As demonstrated in the examples above, the sub-document API supports operating on multiple paths in a single key with potentially different commands. The builder APIs allow commands to be chained together for efficiency. Multi-path operations can retrieve multiple disjoint fields from a single key atomically. Multi-path operations can also modify multiple disjoint fields from a single key atomically.

Important: A multi-path operation through either the lookupIn or mutateIn builder APIs can only perform a retrieval or a mutation, not both.

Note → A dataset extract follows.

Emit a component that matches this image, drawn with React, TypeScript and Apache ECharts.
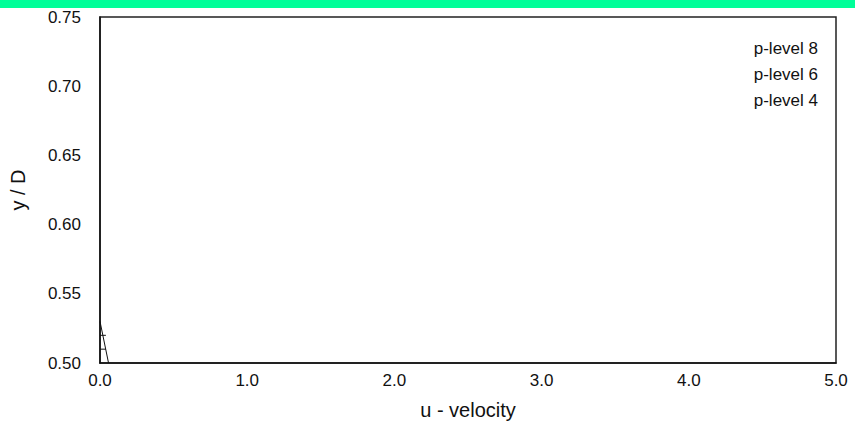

Sub-Document API Suitability

The sub-document API is a trade-off in server resource usage, between CPU and network bandwidth. When using a sub-document command the client only transmits the key, path and fragment to change, as opposed to sending the key, and complete (whole) value. Depending on the size of the document being operated on and the size of the fragment, this can result in a significant saving of network bandwidth. For example, operating on a 100KB document named " user::j.bloggs" where a 30 byte fragment is added to a path of length 20 bytes would require sending the following over the network:
  Size (bytes)
  Header Key Path Value Total
Full document

(SET)

24 14 - 100,240 100,278
Sub-document

(SUBDOC_DICT_ADD)

24 14 20 30 88
In this example, there is a saving of 100,190 bytes using sub-document compared to existing full document operations, or a 99.91% saving in network bandwidth.
However, this bandwidth saving is only possible because the cluster node performs the additional processing to handle this request. The cluster node needs to parse the current JSON value for " user::j.bloggs", apply the requested modification (inserting an element into a dictionary in the above example), and then store the result. The exact CPU required for this will vary considerably depending on a number of factors, including:
  • Size of the existing document.
  • Complexity (different levels of nesting, etc) of the existing document.
  • Type of sub-document operation being performed.
  • Size of the fragment being applied.
In general, sub-document API is a good fit for applications where network bandwidth is at a premium, and at least one of the following is true:
  • The document being operated on is not very small.
  • The fragment being requested/modified is a small fraction of the total document size.

Limits

There are several sanity-check-like limits when using the sub-document API. These limits are essentially arbitrary but are there to improve performance, conserve memory, and help detect errant code.

  • Paths cannot have more than 32 levels of nesting (e.g. foo is one layer, foo.bar is two layers, and foo.bar[4] is three layers).
  • Paths cannot be longer than 1024 bytes.
  • Documents containing more than 32 levels of nesting cannot be parsed.
  • You may not combine more than 16 operations within a lookup-in or mutate-in command.